In India, there is growing interest among policymakers to encourage EV-based mobility in cities and phase out fossil fuel consuming Internal Combustion Engine (ICE) driven vehicles in view of three major imperatives.
- To reduce petroleum imports and thus secure the country’s energy supply
- To reduce carbon footprint of the economy by leveraging higher efficiency of EV over ICE vehicle and through effective off-take of renewable energy
- To reduce vehicular emissions of particulate matter, different polluting gases and GHGs
Considering the long-term benefits of electrification of vehicle fleet, in 2013 the Government of India (GoI) launched the National Electric Mobility Mission (NEMM) 2020 which aims at gradually realizing a vehicle population of about 6-7 million electric/hybrid vehicles in the country. It estimated an investment requirement to the tune of Rs. 140,000 million during the span of the scheme, including industry contribution out of which Rs. 6,030 to 8,340 million would be required for developing charging infrastructure.
To incentivize adoption of EVs and associated investments, in the 2015-16 Union Budget GoI introduced the scheme Faster Adoption and Manufacturing of (Hybrid &) Electric Vehicles (FAME) to support hybrid/electric vehicles market development and manufacturing eco-system.
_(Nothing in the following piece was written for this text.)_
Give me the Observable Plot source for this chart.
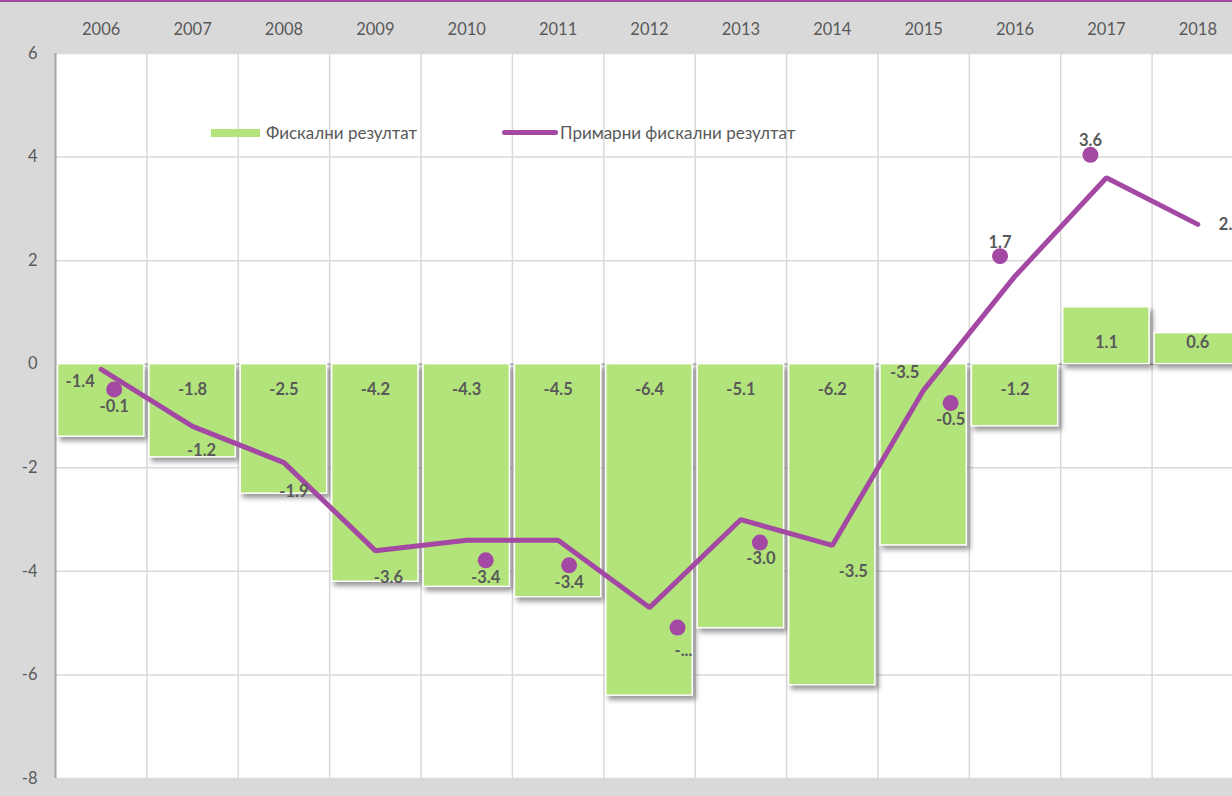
<!DOCTYPE html>
<html><head><meta charset="utf-8">
<script src="https://cdn.jsdelivr.net/npm/d3@7"></script>
<script src="https://cdn.jsdelivr.net/npm/@observablehq/plot@0.6"></script>
<style>
html,body{margin:0;padding:0;overflow:hidden;background:#d9d9d9;width:1232px;height:796px}
#wrap{position:relative;border-top:2px solid #a349a4;width:1232px;height:794px;overflow:hidden;background:#d9d9d9}
.lg{position:absolute;font-family:Lato,"Noto Sans",sans-serif;font-size:17px;color:#595959;line-height:20px;white-space:nowrap}
.sw{position:absolute}
</style></head><body><div id="wrap"></div><script>
// ---- data ----
const years = ["2006","2007","2008","2009","2010","2011","2012","2013","2014","2015","2016","2017","2018"];
const fiscal = [-1.4,-1.8,-2.5,-4.2,-4.3,-4.5,-6.4,-5.1,-6.2,-3.5,-1.2,1.1,0.6];
const primary = [-0.1,-1.2,-1.9,-3.6,-3.4,-3.4,-4.7,-3.0,-3.5,-0.5,1.7,3.6,2.7];
const primaryLabels = ["-0.1","-1.2","-1.9","-3.6","-3.4","-3.4","-...","-3.0","-3.5","-0.5","1.7","3.6","2.7"];
const yTicks = [-8,-6,-4,-2,0,2,4,6];
const seriesNames = ["Фискални резултат","Примарни фискални резултат"];

// ---- layout (pixel offsets of data labels, not data) ----
const barLabelOffset = [[-21,18],null,null,null,null,null,null,null,null,[-19,9],null,null,null];
const primLabelOffset = [[13,37],[9,24],[10,29],[13,27],[19,37],[11,42],[34,43],[20,39],[21,26],[27,30],[-15,-33],[-16,-37],[21,0]];
const primDotOffset = [[13,20],null,null,null,[19,20],[11,25],[28,20],[19,23],null,[27,13],[-15,-20],[-16,-23],null];

const green = "#b3e47b", purple = "#a349a4", textCol = "#595959";
const xRange = [55, 1243];
const bw = (xRange[1]-xRange[0]) / years.length;
const fsAxis = 16.5, fsLabel = 16.5;

const rows = years.map((y,i)=>({year:y, fiscal:fiscal[i], primary:primary[i], label:primaryLabels[i]}));

const marks = [
  Plot.frame({fill:"white", stroke:null}),
  Plot.ruleY(yTicks.filter(d=>d!==0), {stroke:"#d9d9d9", strokeWidth:1.5}),
  Plot.ruleX(years, {x:d=>d, dx:-bw/2, stroke:"#d9d9d9", strokeWidth:1.5}),
  Plot.ruleY([0], {stroke:"#a6a6a6", strokeWidth:1.5}),
  Plot.ruleX([years[0]], {x:d=>d, dx:-bw/2, stroke:"#a6a6a6", strokeWidth:2}),
  Plot.barY(rows, {x:"year", y:"fiscal", fill:green, stroke:"white", strokeWidth:1.5, insetLeft:2.5, insetRight:2.5}),
  Plot.lineY(rows, {x:"year", y:"primary", stroke:purple, strokeWidth:5, strokeLinejoin:"miter", strokeLinecap:"round"}),
];
// bar labels (inside base)
rows.forEach((r,i)=>{
  const off = barLabelOffset[i] || [0, r.fiscal<0 ? 26 : -21];
  marks.push(Plot.text([r], {x:"year", y:()=>0, text:d=>d3.format(".1f")(d.fiscal).replace("−","-"), dx:off[0], dy:off[1], fill:textCol, fontWeight:"bold", fontSize:fsLabel}));
});
// primary dots and labels
rows.forEach((r,i)=>{
  const dOff = primDotOffset[i];
  if (dOff) marks.push(Plot.dot([r], {x:"year", y:"primary", r:8, fill:purple, stroke:null, dx:dOff[0], dy:dOff[1]}));
  const lOff = primLabelOffset[i];
  marks.push(Plot.text([r], {x:"year", y:"primary", text:"label", dx:lOff[0], dy:lOff[1], fill:textCol, fontWeight:"bold", fontSize:fsLabel, textAnchor: i===years.length-1 ? "start" : "middle"}));
});
marks.push(Plot.axisX({anchor:"top", tickSize:0, tickPadding:19, fontSize:fsAxis, color:textCol}));
marks.push(Plot.axisY({ticks:yTicks, tickSize:0, tickPadding:18, fontSize:fsAxis, color:textCol, tickFormat:d=>String(d)}));

const chart = Plot.plot({
  width:1232, height:794,
  marginTop:51, marginBottom:18, marginLeft:55, marginRight:0,
  style:{fontFamily:"Lato, 'Noto Sans', sans-serif", background:"transparent", color:textCol, overflow:"hidden"},
  x:{type:"band", domain:years, range:xRange, padding:0, round:false, label:null},
  y:{domain:[-8,6], label:null},
  marks
});
const wrap = document.getElementById("wrap");
wrap.appendChild(chart);
const barG = chart.querySelector('g[aria-label="bar"]');
if (barG) barG.style.filter = "drop-shadow(3px 4px 2.5px rgba(0,0,0,0.4))";

// legend (HTML overlay)
const lg = document.createElement("div");
lg.innerHTML = `
 <div class="sw" style="left:211px;top:127px;width:49px;height:8px;background:${green}"></div>
 <div class="lg" style="left:266px;top:121px">${seriesNames[0]}</div>
 <div class="sw" style="left:502px;top:128px;width:56px;height:5px;border-radius:3px;background:${purple}"></div>
 <div class="lg" style="left:560px;top:121px">${seriesNames[1]}</div>`;
wrap.appendChild(lg);
</script></body></html>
The scheme identifies four focus areas — Technology Development, Demand Creation, Pilot Projects and Charging Infrastructure.
Recently, the GoI has expressed an intent to achieve 100% electric mobility by 2030. A few states such as Karnataka, Maharashtra, and Uttar Pradesh have formulated state policies for creating an ecosystem for EV.
The road to realize such a major paradigm shift is not without challenges. The Society of Indian Automobile Manufacturers (SIAM), the association for automobile companies in India, has expressed apprehensions about feasibility of fully replacing the conventional ICE vehicles in all new passenger vehicle sales by 2030. Some experts have also shared their concerns regarding the impact of complete electrification of the vehicle fleet in India.
Five key questions which need to be addressed
- How can setting up and operating charging stations be made a commercially viable business venture within the ambit of India’s legislative framework?
- What could be the right charging methods/ technologies for EVs – plugging in (AC, DCFC) or battery swapping or other modes considering their suitability for different vehicle segments and charging needs?
- How can EVs be utilized as a demand response resource and virtual power plants using V2G functionality?
- What could be the possible international trade dynamics evolving around EV industry and how it might impact India’s EV market?
- What could be the possible implications of electrification of vehicle fleet on India’s effort to achieve its NDC goals?